Organizations or individuals who work with rural Indigenous students – including both high school and post-secondary students. Examples include: 

  • Indigenous student serving schools 
  • Indigenous student support workers, advisors or educators 
  • Community organizations or services that support Indigenous youth 
  • Community advocates or organizers who are interested in supporting Indigenous youth 
  • Post-secondary services for Indigenous students – especially those supporting student transitions to post-secondary education or health professions programs 

How funding can be used

Funding must be used to develop and implement mentorship opportunities for rural Indigenous students. This can include purchasing materials, hosting a gathering or event, or compensating participants for their feedback and time. All funding will be distributed in accordance with UBC’s Indigenous Finance Guidelines


Participants are expected to (at the very minimum): 

  • View or (preferably) try out our current offerings.  
  • Provide feedback and suggestions on our current offerings, including our program structure, delivery, activities, materials and training.  
  • Provide collaborative input as the ReMBC team redevelops – or rebuilds – the program in your vision. Choose the extent of your involvement in this process: it could be as little as answering any questions that the development team has, or as much as being an equal partner in the development process.  
  • Recruit students in your community to participate in the pilot of the new program. Offer feedback and suggestions.

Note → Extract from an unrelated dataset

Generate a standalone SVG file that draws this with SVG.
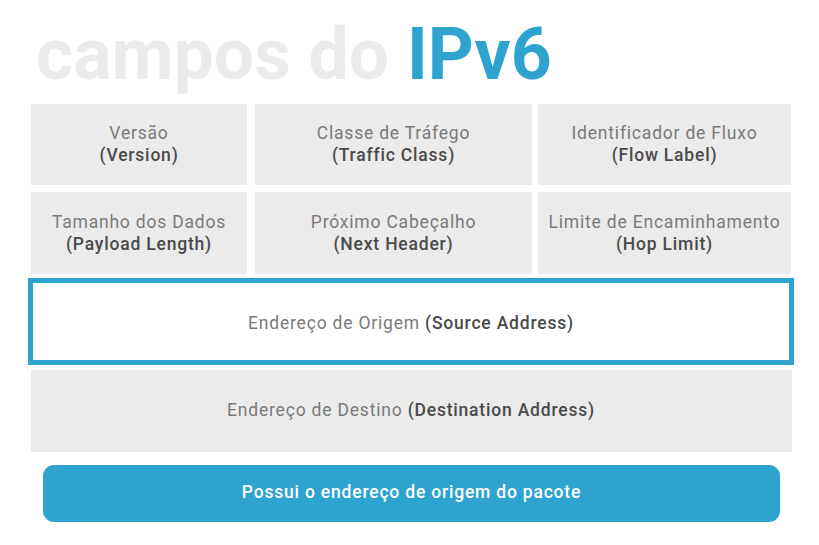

These are the minimum requirements for participation. Participants are welcome to co-lead any of these processes. 

Rural eMentoring BC will assume the following responsibilities:

  • Facilitate student participation in the program. This includes providing materials, support, and being responsible for program implementation. This support will begin when students try out our current offerings, will continue as the students participate in the pilot program, and will last for as long as you decide to use the program thereafter. 
  • Oversee the feedback and development processes. We welcome your input on how these processes should go, including how feedback should be gathered. Moreover, our oversight is merely a suggestion intended to take the onus off of you and be mindful of your time – you are welcome to take as much ownership of this project as you would like! 
  • Provide regular updates, share data, findings, and resources, and provide documentation of all activities. This work is intended to be grounded in transparency and reciprocity. 
  • Provide funding for all activities related to the project, including implementation and compensating participants for their feedback. It is important to us that you benefit from this collaboration. 
  • Ensure our that Indigenous participants and partners feel welcome and safe throughout this process. We endeavour to be humble, grateful and respectful throughout our time together and beyond. We acknowledge that we might make mistakes and that we are still learning, and we appreciate all that you have to teach us.  

About our indigenous initiatives manager, Angela (she/her): Angela provides support for Indigenous students and mentors in the program. She ensures that our program is a safe and inclusive space for Indigenous participants and their communities. Angela is Wəlastəkwewiyik (Maliseet) from Sitansisk (St. Mary’s First Nation) in Fredericton, New Brunswick. She has been involved with the program since 2019, bringing her vast knowledge of engagement, relationship building, and the “Two-Eyed Seeing” approach to research as well as intellectual property. She is an advocated for the underserved!